Electronics > Beginners
Lab lights, how much are you happy with lights in your lab
sairfan1:
--- Quote ---do you have an outside window (sunlight) in your new space?
--- End quote ---
Yes i have a reasonable size window, and it really helps me while day time if its sunny my eyes feel really good, but i mostly work in the night that's why its a big issue for me.
--- Quote ---However i found that the light quality also depends on the color the walls are painted.
--- End quote ---
I was conscious about it, that's why specially i choose white color for my labs.
soldar:
I always had a couple pantograph lamps I could move around and place as needed. They get a lot of use and movement.
I used incandescent but in hot weather they give off too much heat.
Compact fluorescents were OK.
Finally I have transitioned to LEDs and I am extremely happy with the light intensity and color and they give off little heat.
dnwheeler:
DIY Perks (YouTube channel) has a project making LED "studio" lights (but generally useful, too).
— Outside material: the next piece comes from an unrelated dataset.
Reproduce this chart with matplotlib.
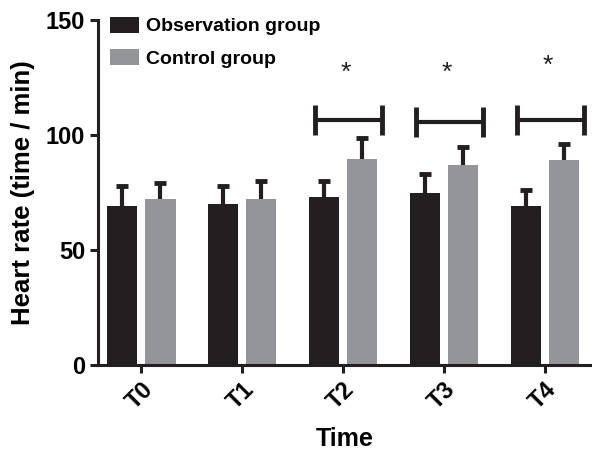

They have a high CRI and adjustable color temperature, and can be made fairly inexpensively.
3roomlab:
--- Quote from: dnwheeler on May 06, 2019, 07:36:20 pm ---DIY Perks (YouTube channel) has a project making LED "studio" lights (but generally useful, too). They have a high CRI and adjustable color temperature, and can be made fairly inexpensively.
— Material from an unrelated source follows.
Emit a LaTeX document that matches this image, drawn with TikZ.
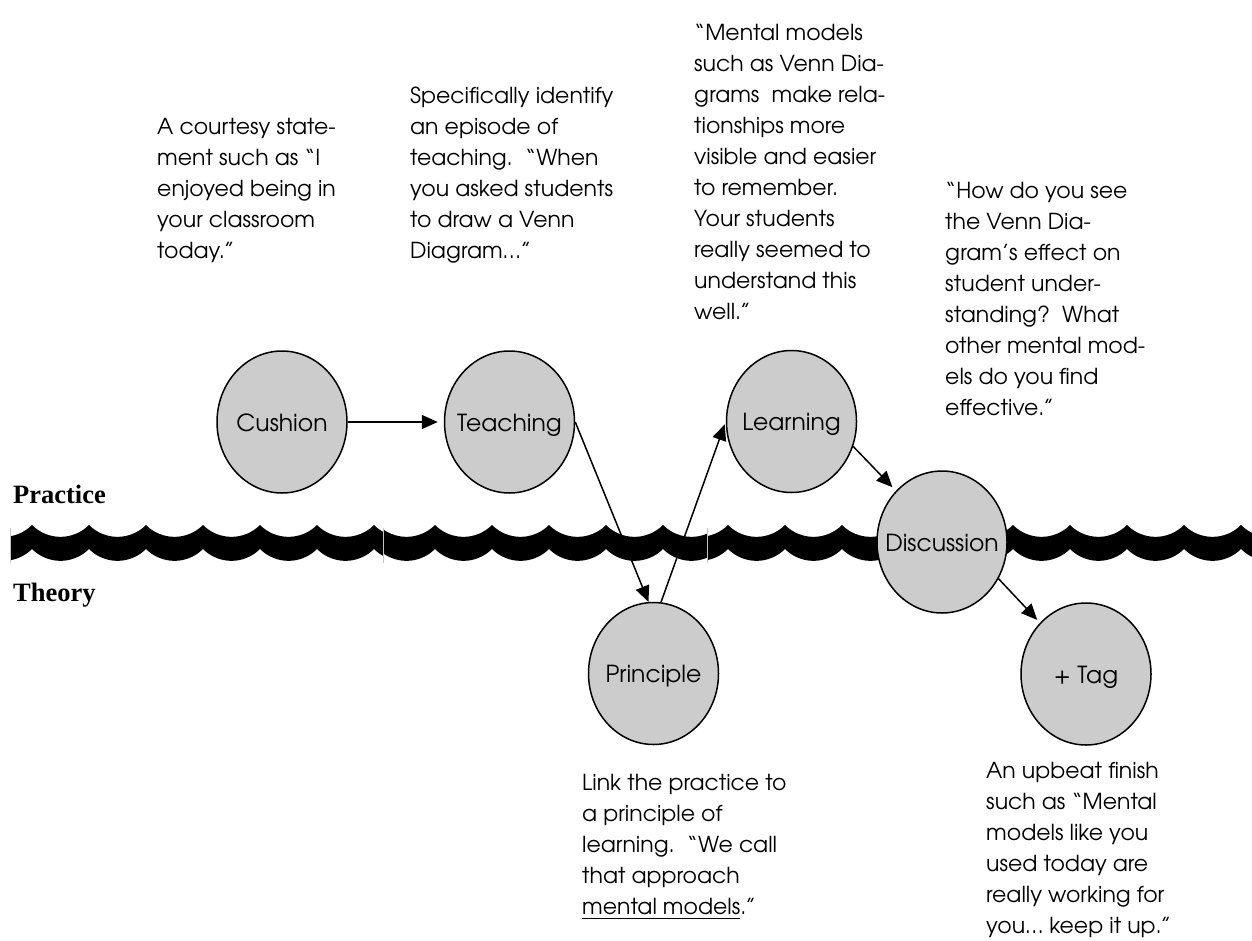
\documentclass[tikz,border=0pt]{standalone}
\usepackage{fontspec}
\setmainfont{texgyreadventor-regular.otf}
\newfontfamily\labelfont{Liberation Serif}
\usetikzlibrary{shapes.geometric,arrows.meta}
\definecolor{nodegray}{HTML}{CCCCCC}
\newcommand{\txtblk}[1]{\vtop{\baselineskip=31pt\lineskip=0pt\lineskiplimit=-100pt\halign{##\hfil\cr#1\crcr}}}
\newcommand{\ulmm}[1]{\setbox0=\hbox{#1}\rlap{\rule[-5pt]{\wd0}{1.5pt}}\box0}
\newcommand{\lbl}[1]{\makebox[0pt][c]{#1}}
\newcommand{\waveband}[2]{% #1 first cusp x, #2 number of arcs
  \fill (#1,525) \foreach \k in {1,...,#2} { .. controls +(15.8,15.8) and +(-15.8,15.8) .. ++(57,0) }
    -- ++(0,24) \foreach \k in {1,...,#2} { .. controls +(-15.8,15.8) and +(15.8,15.8) .. ++(-57,0) } -- cycle;}
\begin{document}
\begin{tikzpicture}[x=1pt,y=-1pt,
  every node/.style={font=\fontsize{22}{31}\selectfont},
  stage/.style={ellipse,draw,line width=1.5pt,fill=nodegray,minimum width=130pt,minimum height=142pt,inner sep=0pt,
    font=\fontsize{23.5}{28}\selectfont,text height=20pt,text depth=2pt},
  note/.style={anchor=base west,inner sep=0pt},
  side/.style={anchor=base west,inner sep=0pt,font=\labelfont\bfseries\fontsize{26.5}{30}\selectfont},
  arr/.style={-{Triangle[length=16pt,width=14pt]},line width=1.5pt},
  seam/.style={draw=gray!45,line width=0.8pt}]
\useasboundingbox (0,0) rectangle (1252,941);
% wavy divider, three pieces
\begin{scope}\clip (10,0) rectangle (383,941); \waveband{-25}{8}\end{scope}
\begin{scope}\clip (383,0) rectangle (707,941); \waveband{378}{6}\end{scope}
\begin{scope}\clip (707,0) rectangle (1252,941); \waveband{671}{11}\end{scope}
\coordinate (s1a) at (10,528); \coordinate (s1b) at (10,563);
\coordinate (s2a) at (383,528); \coordinate (s2b) at (383,563);
\coordinate (s3a) at (707,528); \coordinate (s3b) at (707,563);
\draw[seam] (s1a) -- (s1b); \draw[seam] (s2a) -- (s2b); \draw[seam] (s3a) -- (s3b);
% side labels
\node[side] (practice) at (13,503) {Practice};
\node[side] (theory) at (13,601) {Theory};
% stages
\node[stage] (cushion) at (282,422) {\lbl{Cushion}};
\node[stage] (teaching) at (509.5,422) {\lbl{Teaching}};
\node[stage] (learning) at (791.5,421.5) {\lbl{Learning}};
\node[stage] (discussion) at (942,542) {\lbl{Discussion}};
\node[stage] (principle) at (653.5,673.5) {\lbl{Principle}};
\node[stage] (tag) at (1086,674) {\lbl{+ Tag}};
% connectors
\draw[arr,shorten >=6pt] (cushion.east) -- (teaching.west);
\draw[arr] (teaching.east) -- (principle.94);
\draw[arr,shorten >=3pt] (principle.84) -- (learning.west);
\draw[arr,shorten >=5pt] (learning.-22) -- (discussion.132);
\draw[arr,shorten >=4pt] (discussion.-33) -- (tag.132);
% notes
\node[note] (n1) at (157,135) {\txtblk{A courtesy state-\cr ment such as “I\cr enjoyed being in\cr your classroom\cr today.”}};
\node[note] (n2) at (410,104) {\txtblk{Specifically identify\cr an episode of\cr teaching.\ \ “When\cr you asked students\cr to draw a Venn\cr Diagram…”}};
\node[note] (n3) at (694,41) {\txtblk{“Mental models\cr such as Venn Dia-\cr grams\ \ make rela-\cr tionships more\cr visible and easier\cr to remember.\cr Your students\cr really seemed to\cr understand this\cr well.”}};
\node[note] (n4) at (945,199) {\txtblk{“How do you see\cr the Venn Dia-\cr gram’s effect on\cr student under-\cr standing?\ \ What\cr other mental mod-\cr els do you find\cr effective.”}};
\node[note] (n5) at (582,790) {\txtblk{Link the practice to\cr a principle of\cr learning.\ \ “We call\cr that approach\cr \ulmm{mental models}.”}};
\node[note] (n6) at (986,778) {\txtblk{An upbeat finish\cr such as “Mental\cr models like you\cr used today are\cr really working for\cr you… keep it up.”}};
\end{tikzpicture}
\end{document}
youtube.com/watch?v=DhbMnQt14_o]https://www.youtube.com/watch?v=DhbMnQt14_o[/url]
--- End quote ---
*rephrased
I think the video is misleading
@ 5:15, the video shows what appears to be a very very very high end looking LED spectrum, sun like wavelength density.
and then at that moment he seems to suggest that is the LED sold on the ebay listing
a spectrum of such density is likely CRI98, but I think it is impossible for such a LED to be 120-140lm/W claimed by the ebay seller
if he claimed 95+ CRI without showing the spectrum, the china LED specs of 120-140lm/W might be plausible
but CRI 95+ in order to solve what he calls a "green" face, may or may not be the final outcome.
to shift into rich red spectrum, the led must have red peak at 630-650nm. not all CRI95+ have this peak. and the ebay seller does not display the spectrum.
(this is the spectrum capture of my cfl light, a common cfl. nothing special)
disclaimer : I am only a noob at lighting, but I cannot un-see this spectrum he showed
floobydust:
CRI is just a number, a bunch of math that can be fudged. It is not great with spikey (LED) spectrum. High-CRI does not work well with film photography but the number says it should.
The DIY fixture is two sets of three LED strips with different colours (ice blue, warm white, daylight pure white), each with a PWM dimmer. Not very bright, and better for background lighting, not task lighting.